Reproduce each line of the material exactly, minus any picture.

┄┄┄┄┄┄

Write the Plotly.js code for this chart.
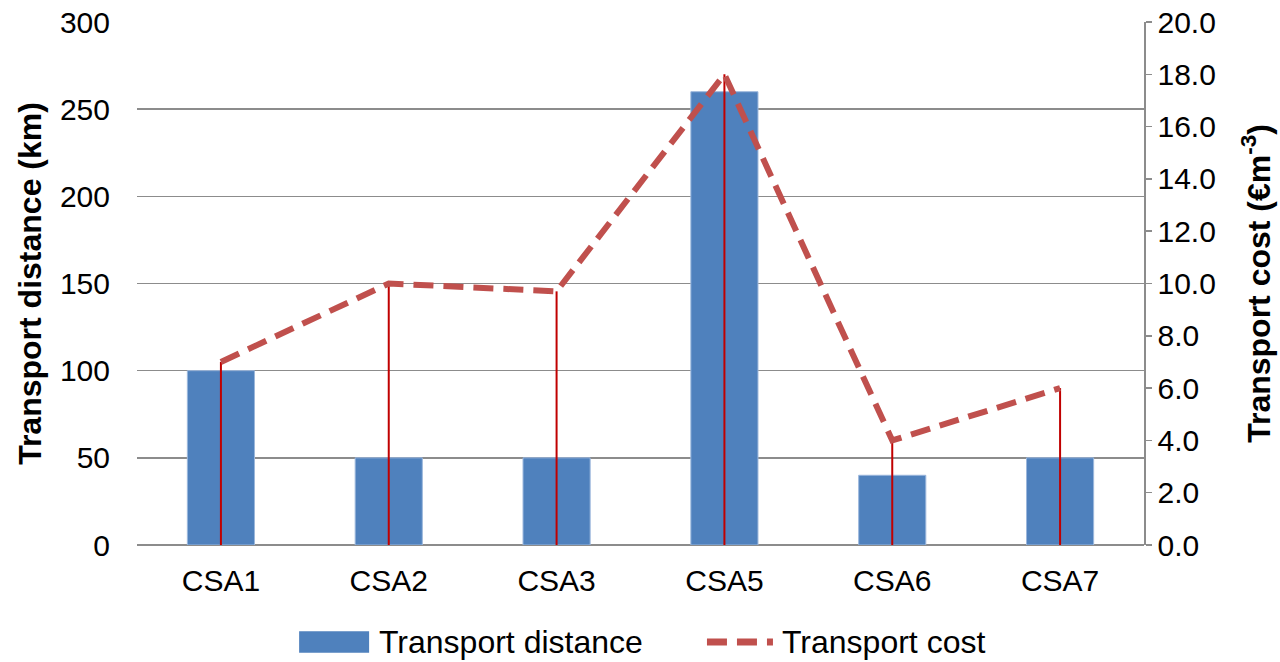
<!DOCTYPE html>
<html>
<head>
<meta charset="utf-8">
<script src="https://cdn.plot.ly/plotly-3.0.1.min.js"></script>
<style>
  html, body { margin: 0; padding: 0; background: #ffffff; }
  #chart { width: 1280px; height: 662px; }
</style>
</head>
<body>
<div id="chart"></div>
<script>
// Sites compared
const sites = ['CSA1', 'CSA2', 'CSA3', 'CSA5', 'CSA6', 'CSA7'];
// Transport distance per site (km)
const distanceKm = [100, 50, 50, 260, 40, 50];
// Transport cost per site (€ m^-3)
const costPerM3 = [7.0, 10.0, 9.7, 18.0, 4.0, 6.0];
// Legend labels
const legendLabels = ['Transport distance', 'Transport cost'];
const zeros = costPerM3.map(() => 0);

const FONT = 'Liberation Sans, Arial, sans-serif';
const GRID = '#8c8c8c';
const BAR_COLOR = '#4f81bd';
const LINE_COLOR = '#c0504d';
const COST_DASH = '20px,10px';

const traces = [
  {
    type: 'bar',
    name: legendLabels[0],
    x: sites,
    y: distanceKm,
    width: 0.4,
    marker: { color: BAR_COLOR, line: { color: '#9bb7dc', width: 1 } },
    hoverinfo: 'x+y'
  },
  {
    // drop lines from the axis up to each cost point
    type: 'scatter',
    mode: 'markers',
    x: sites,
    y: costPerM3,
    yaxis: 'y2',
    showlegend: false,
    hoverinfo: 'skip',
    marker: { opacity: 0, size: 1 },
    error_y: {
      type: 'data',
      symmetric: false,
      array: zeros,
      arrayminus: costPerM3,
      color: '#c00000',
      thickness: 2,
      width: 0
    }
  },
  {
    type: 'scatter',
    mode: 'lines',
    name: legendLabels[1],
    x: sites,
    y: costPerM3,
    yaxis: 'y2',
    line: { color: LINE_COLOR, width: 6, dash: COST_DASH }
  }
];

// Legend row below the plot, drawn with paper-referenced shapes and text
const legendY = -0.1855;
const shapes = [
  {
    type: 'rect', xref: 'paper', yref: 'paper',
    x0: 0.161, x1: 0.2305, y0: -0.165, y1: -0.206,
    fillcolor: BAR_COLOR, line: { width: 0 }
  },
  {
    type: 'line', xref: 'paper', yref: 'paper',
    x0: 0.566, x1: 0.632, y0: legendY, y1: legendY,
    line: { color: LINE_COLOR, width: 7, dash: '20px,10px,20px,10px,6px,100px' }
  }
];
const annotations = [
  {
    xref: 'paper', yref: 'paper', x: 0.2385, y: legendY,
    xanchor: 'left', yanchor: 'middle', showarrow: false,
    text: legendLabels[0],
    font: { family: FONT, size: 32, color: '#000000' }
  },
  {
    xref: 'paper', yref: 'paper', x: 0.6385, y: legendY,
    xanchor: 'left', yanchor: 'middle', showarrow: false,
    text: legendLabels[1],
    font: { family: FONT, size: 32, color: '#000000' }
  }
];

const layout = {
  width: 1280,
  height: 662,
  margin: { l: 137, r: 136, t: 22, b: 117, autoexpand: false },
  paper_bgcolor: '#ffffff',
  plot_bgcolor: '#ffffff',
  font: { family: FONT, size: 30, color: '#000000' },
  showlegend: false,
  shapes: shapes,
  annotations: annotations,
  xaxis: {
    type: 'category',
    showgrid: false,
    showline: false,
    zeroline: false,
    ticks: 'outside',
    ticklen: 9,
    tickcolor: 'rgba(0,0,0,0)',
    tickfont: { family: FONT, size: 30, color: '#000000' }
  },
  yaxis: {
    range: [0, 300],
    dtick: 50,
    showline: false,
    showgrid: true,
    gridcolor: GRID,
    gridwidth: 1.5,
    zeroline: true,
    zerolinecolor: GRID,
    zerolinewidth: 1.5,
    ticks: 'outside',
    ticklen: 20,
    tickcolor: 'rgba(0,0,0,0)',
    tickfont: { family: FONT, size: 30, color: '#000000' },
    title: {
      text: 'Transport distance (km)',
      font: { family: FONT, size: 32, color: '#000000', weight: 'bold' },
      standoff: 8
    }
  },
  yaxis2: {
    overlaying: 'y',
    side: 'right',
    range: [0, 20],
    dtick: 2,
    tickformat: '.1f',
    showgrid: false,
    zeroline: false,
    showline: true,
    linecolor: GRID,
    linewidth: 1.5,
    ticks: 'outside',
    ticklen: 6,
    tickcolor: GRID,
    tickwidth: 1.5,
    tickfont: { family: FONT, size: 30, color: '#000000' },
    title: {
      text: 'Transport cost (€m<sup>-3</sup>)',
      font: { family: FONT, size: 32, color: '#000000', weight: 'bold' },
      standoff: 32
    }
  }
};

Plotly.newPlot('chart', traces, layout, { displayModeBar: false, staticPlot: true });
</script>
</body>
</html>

┄┄┄┄┄┄

__Task answer__.
Write the Plotly.js code for this chart.
<!DOCTYPE html>
<html>
<head>
<meta charset="utf-8">
<script src="https://cdn.plot.ly/plotly-3.0.1.min.js"></script>
<style>
  html, body { margin: 0; padding: 0; background: #ffffff; }
  #chart { width: 1280px; height: 662px; }
</style>
</head>
<body>
<div id="chart"></div>
<script>
// Sites compared
const sites = ['CSA1', 'CSA2', 'CSA3', 'CSA5', 'CSA6', 'CSA7'];
// Transport distance per site (km)
const distanceKm = [100, 50, 50, 260, 40, 50];
// Transport cost per site (€ m^-3)
const costPerM3 = [7.0, 10.0, 9.7, 18.0, 4.0, 6.0];
// Legend labels
const legendLabels = ['Transport distance', 'Transport cost'];
const zeros = costPerM3.map(() => 0);

const FONT = 'Liberation Sans, Arial, sans-serif';
const GRID = '#8c8c8c';
const BAR_COLOR = '#4f81bd';
const LINE_COLOR = '#c0504d';
const COST_DASH = '20px,10px';

const traces = [
  {
    type: 'bar',
    name: legendLabels[0],
    x: sites,
    y: distanceKm,
    width: 0.4,
    marker: { color: BAR_COLOR, line: { color: '#9bb7dc', width: 1 } },
    hoverinfo: 'x+y'
  },
  {
    // drop lines from the axis up to each cost point
    type: 'scatter',
    mode: 'markers',
    x: sites,
    y: costPerM3,
    yaxis: 'y2',
    showlegend: false,
    hoverinfo: 'skip',
    marker: { opacity: 0, size: 1 },
    error_y: {
      type: 'data',
      symmetric: false,
      array: zeros,
      arrayminus: costPerM3,
      color: '#c00000',
      thickness: 2,
      width: 0
    }
  },
  {
    type: 'scatter',
    mode: 'lines',
    name: legendLabels[1],
    x: sites,
    y: costPerM3,
    yaxis: 'y2',
    line: { color: LINE_COLOR, width: 6, dash: COST_DASH }
  }
];

// Legend row below the plot, drawn with paper-referenced shapes and text
const legendY = -0.1855;
const shapes = [
  {
    type: 'rect', xref: 'paper', yref: 'paper',
    x0: 0.161, x1: 0.2305, y0: -0.165, y1: -0.206,
    fillcolor: BAR_COLOR, line: { width: 0 }
  },
  {
    type: 'line', xref: 'paper', yref: 'paper',
    x0: 0.566, x1: 0.632, y0: legendY, y1: legendY,
    line: { color: LINE_COLOR, width: 7, dash: '20px,10px,20px,10px,6px,100px' }
  }
];
const annotations = [
  {
    xref: 'paper', yref: 'paper', x: 0.2385, y: legendY,
    xanchor: 'left', yanchor: 'middle', showarrow: false,
    text: legendLabels[0],
    font: { family: FONT, size: 32, color: '#000000' }
  },
  {
    xref: 'paper', yref: 'paper', x: 0.6385, y: legendY,
    xanchor: 'left', yanchor: 'middle', showarrow: false,
    text: legendLabels[1],
    font: { family: FONT, size: 32, color: '#000000' }
  }
];

const layout = {
  width: 1280,
  height: 662,
  margin: { l: 137, r: 136, t: 22, b: 117, autoexpand: false },
  paper_bgcolor: '#ffffff',
  plot_bgcolor: '#ffffff',
  font: { family: FONT, size: 30, color: '#000000' },
  showlegend: false,
  shapes: shapes,
  annotations: annotations,
  xaxis: {
    type: 'category',
    showgrid: false,
    showline: false,
    zeroline: false,
    ticks: 'outside',
    ticklen: 9,
    tickcolor: 'rgba(0,0,0,0)',
    tickfont: { family: FONT, size: 30, color: '#000000' }
  },
  yaxis: {
    range: [0, 300],
    dtick: 50,
    showline: false,
    showgrid: true,
    gridcolor: GRID,
    gridwidth: 1.5,
    zeroline: true,
    zerolinecolor: GRID,
    zerolinewidth: 1.5,
    ticks: 'outside',
    ticklen: 20,
    tickcolor: 'rgba(0,0,0,0)',
    tickfont: { family: FONT, size: 30, color: '#000000' },
    title: {
      text: 'Transport distance (km)',
      font: { family: FONT, size: 32, color: '#000000', weight: 'bold' },
      standoff: 8
    }
  },
  yaxis2: {
    overlaying: 'y',
    side: 'right',
    range: [0, 20],
    dtick: 2,
    tickformat: '.1f',
    showgrid: false,
    zeroline: false,
    showline: true,
    linecolor: GRID,
    linewidth: 1.5,
    ticks: 'outside',
    ticklen: 6,
    tickcolor: GRID,
    tickwidth: 1.5,
    tickfont: { family: FONT, size: 30, color: '#000000' },
    title: {
      text: 'Transport cost (€m<sup>-3</sup>)',
      font: { family: FONT, size: 32, color: '#000000', weight: 'bold' },
      standoff: 32
    }
  }
};

Plotly.newPlot('chart', traces, layout, { displayModeBar: false, staticPlot: true });
</script>
</body>
</html>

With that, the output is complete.